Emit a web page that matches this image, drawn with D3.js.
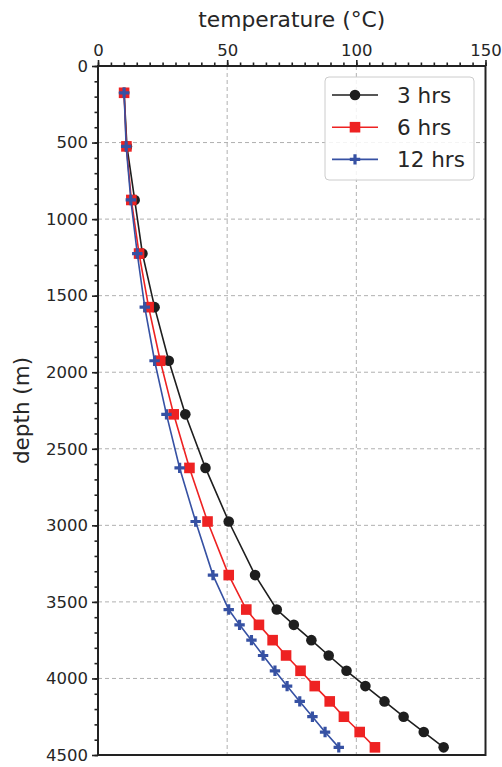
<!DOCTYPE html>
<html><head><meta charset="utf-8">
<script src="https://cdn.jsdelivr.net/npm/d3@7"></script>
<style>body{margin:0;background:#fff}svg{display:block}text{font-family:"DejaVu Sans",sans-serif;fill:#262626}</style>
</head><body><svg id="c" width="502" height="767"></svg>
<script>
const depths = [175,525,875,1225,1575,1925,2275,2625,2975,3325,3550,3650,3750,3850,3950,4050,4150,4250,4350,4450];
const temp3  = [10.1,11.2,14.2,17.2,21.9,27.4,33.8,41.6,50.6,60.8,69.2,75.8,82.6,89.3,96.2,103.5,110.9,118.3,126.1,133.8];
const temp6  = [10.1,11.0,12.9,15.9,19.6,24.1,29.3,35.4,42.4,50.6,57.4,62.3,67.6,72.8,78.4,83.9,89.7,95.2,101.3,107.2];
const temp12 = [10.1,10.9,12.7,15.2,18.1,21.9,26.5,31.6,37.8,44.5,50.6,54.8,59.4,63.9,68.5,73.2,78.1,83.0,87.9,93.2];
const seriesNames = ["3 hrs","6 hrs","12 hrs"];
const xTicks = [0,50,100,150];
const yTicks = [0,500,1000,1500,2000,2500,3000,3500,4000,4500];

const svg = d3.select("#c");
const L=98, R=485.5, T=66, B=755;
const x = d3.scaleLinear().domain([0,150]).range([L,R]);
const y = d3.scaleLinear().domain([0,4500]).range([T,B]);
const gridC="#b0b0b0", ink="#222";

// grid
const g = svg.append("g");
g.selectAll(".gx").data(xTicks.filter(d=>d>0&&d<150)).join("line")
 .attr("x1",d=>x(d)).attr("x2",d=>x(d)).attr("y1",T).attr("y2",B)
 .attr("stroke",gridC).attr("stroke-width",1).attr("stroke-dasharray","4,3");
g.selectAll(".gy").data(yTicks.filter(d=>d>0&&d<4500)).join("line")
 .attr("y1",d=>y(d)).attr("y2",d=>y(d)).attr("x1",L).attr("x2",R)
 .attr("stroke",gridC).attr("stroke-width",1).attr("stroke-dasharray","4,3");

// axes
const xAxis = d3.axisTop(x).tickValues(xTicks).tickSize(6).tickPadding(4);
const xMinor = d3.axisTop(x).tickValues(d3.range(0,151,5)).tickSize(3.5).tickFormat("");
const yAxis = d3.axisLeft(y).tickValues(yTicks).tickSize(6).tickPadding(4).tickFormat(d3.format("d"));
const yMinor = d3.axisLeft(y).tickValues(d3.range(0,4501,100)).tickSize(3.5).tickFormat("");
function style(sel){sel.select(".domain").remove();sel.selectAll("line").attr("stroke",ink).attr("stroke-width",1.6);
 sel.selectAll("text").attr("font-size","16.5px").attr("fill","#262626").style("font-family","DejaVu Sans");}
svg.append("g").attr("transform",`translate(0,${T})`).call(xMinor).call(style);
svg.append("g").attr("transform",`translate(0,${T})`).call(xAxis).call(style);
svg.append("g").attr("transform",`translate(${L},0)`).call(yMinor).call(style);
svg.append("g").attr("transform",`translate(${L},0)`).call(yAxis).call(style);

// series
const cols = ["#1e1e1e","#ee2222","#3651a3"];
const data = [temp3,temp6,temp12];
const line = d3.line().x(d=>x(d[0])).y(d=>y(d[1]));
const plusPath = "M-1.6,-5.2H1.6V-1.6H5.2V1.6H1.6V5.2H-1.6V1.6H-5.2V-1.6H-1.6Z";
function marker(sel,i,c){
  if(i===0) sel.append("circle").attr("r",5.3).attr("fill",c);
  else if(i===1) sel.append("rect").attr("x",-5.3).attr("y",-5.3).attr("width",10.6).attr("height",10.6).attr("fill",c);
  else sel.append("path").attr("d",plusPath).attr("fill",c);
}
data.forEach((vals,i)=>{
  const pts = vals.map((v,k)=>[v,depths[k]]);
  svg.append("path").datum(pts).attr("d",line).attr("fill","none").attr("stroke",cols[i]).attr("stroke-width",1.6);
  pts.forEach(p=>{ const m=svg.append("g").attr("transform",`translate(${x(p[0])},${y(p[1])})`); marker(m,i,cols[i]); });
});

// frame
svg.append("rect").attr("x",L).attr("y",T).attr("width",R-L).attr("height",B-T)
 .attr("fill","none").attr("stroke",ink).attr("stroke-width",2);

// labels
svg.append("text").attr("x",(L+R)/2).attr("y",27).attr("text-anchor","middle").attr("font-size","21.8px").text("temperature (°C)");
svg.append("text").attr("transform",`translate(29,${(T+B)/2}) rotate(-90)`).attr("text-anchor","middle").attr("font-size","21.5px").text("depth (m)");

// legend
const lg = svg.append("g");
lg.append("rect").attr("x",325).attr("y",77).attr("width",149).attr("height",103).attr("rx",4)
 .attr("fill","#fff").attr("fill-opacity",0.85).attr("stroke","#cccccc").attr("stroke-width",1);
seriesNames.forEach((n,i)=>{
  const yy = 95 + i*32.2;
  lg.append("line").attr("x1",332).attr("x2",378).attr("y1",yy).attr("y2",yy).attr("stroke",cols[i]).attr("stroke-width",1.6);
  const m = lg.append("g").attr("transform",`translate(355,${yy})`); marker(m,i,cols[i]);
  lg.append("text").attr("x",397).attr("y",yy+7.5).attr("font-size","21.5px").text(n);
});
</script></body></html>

◆ **Job**
Print the complete listing exactly, apart from any pictures.

◆ **Worked answer**
Emit a web page that matches this image, drawn with D3.js.
<!DOCTYPE html>
<html><head><meta charset="utf-8">
<script src="https://cdn.jsdelivr.net/npm/d3@7"></script>
<style>body{margin:0;background:#fff}svg{display:block}text{font-family:"DejaVu Sans",sans-serif;fill:#262626}</style>
</head><body><svg id="c" width="502" height="767"></svg>
<script>
const depths = [175,525,875,1225,1575,1925,2275,2625,2975,3325,3550,3650,3750,3850,3950,4050,4150,4250,4350,4450];
const temp3  = [10.1,11.2,14.2,17.2,21.9,27.4,33.8,41.6,50.6,60.8,69.2,75.8,82.6,89.3,96.2,103.5,110.9,118.3,126.1,133.8];
const temp6  = [10.1,11.0,12.9,15.9,19.6,24.1,29.3,35.4,42.4,50.6,57.4,62.3,67.6,72.8,78.4,83.9,89.7,95.2,101.3,107.2];
const temp12 = [10.1,10.9,12.7,15.2,18.1,21.9,26.5,31.6,37.8,44.5,50.6,54.8,59.4,63.9,68.5,73.2,78.1,83.0,87.9,93.2];
const seriesNames = ["3 hrs","6 hrs","12 hrs"];
const xTicks = [0,50,100,150];
const yTicks = [0,500,1000,1500,2000,2500,3000,3500,4000,4500];

const svg = d3.select("#c");
const L=98, R=485.5, T=66, B=755;
const x = d3.scaleLinear().domain([0,150]).range([L,R]);
const y = d3.scaleLinear().domain([0,4500]).range([T,B]);
const gridC="#b0b0b0", ink="#222";

// grid
const g = svg.append("g");
g.selectAll(".gx").data(xTicks.filter(d=>d>0&&d<150)).join("line")
 .attr("x1",d=>x(d)).attr("x2",d=>x(d)).attr("y1",T).attr("y2",B)
 .attr("stroke",gridC).attr("stroke-width",1).attr("stroke-dasharray","4,3");
g.selectAll(".gy").data(yTicks.filter(d=>d>0&&d<4500)).join("line")
 .attr("y1",d=>y(d)).attr("y2",d=>y(d)).attr("x1",L).attr("x2",R)
 .attr("stroke",gridC).attr("stroke-width",1).attr("stroke-dasharray","4,3");

// axes
const xAxis = d3.axisTop(x).tickValues(xTicks).tickSize(6).tickPadding(4);
const xMinor = d3.axisTop(x).tickValues(d3.range(0,151,5)).tickSize(3.5).tickFormat("");
const yAxis = d3.axisLeft(y).tickValues(yTicks).tickSize(6).tickPadding(4).tickFormat(d3.format("d"));
const yMinor = d3.axisLeft(y).tickValues(d3.range(0,4501,100)).tickSize(3.5).tickFormat("");
function style(sel){sel.select(".domain").remove();sel.selectAll("line").attr("stroke",ink).attr("stroke-width",1.6);
 sel.selectAll("text").attr("font-size","16.5px").attr("fill","#262626").style("font-family","DejaVu Sans");}
svg.append("g").attr("transform",`translate(0,${T})`).call(xMinor).call(style);
svg.append("g").attr("transform",`translate(0,${T})`).call(xAxis).call(style);
svg.append("g").attr("transform",`translate(${L},0)`).call(yMinor).call(style);
svg.append("g").attr("transform",`translate(${L},0)`).call(yAxis).call(style);

// series
const cols = ["#1e1e1e","#ee2222","#3651a3"];
const data = [temp3,temp6,temp12];
const line = d3.line().x(d=>x(d[0])).y(d=>y(d[1]));
const plusPath = "M-1.6,-5.2H1.6V-1.6H5.2V1.6H1.6V5.2H-1.6V1.6H-5.2V-1.6H-1.6Z";
function marker(sel,i,c){
  if(i===0) sel.append("circle").attr("r",5.3).attr("fill",c);
  else if(i===1) sel.append("rect").attr("x",-5.3).attr("y",-5.3).attr("width",10.6).attr("height",10.6).attr("fill",c);
  else sel.append("path").attr("d",plusPath).attr("fill",c);
}
data.forEach((vals,i)=>{
  const pts = vals.map((v,k)=>[v,depths[k]]);
  svg.append("path").datum(pts).attr("d",line).attr("fill","none").attr("stroke",cols[i]).attr("stroke-width",1.6);
  pts.forEach(p=>{ const m=svg.append("g").attr("transform",`translate(${x(p[0])},${y(p[1])})`); marker(m,i,cols[i]); });
});

// frame
svg.append("rect").attr("x",L).attr("y",T).attr("width",R-L).attr("height",B-T)
 .attr("fill","none").attr("stroke",ink).attr("stroke-width",2);

// labels
svg.append("text").attr("x",(L+R)/2).attr("y",27).attr("text-anchor","middle").attr("font-size","21.8px").text("temperature (°C)");
svg.append("text").attr("transform",`translate(29,${(T+B)/2}) rotate(-90)`).attr("text-anchor","middle").attr("font-size","21.5px").text("depth (m)");

// legend
const lg = svg.append("g");
lg.append("rect").attr("x",325).attr("y",77).attr("width",149).attr("height",103).attr("rx",4)
 .attr("fill","#fff").attr("fill-opacity",0.85).attr("stroke","#cccccc").attr("stroke-width",1);
seriesNames.forEach((n,i)=>{
  const yy = 95 + i*32.2;
  lg.append("line").attr("x1",332).attr("x2",378).attr("y1",yy).attr("y2",yy).attr("stroke",cols[i]).attr("stroke-width",1.6);
  const m = lg.append("g").attr("transform",`translate(355,${yy})`); marker(m,i,cols[i]);
  lg.append("text").attr("x",397).attr("y",yy+7.5).attr("font-size","21.5px").text(n);
});
</script></body></html>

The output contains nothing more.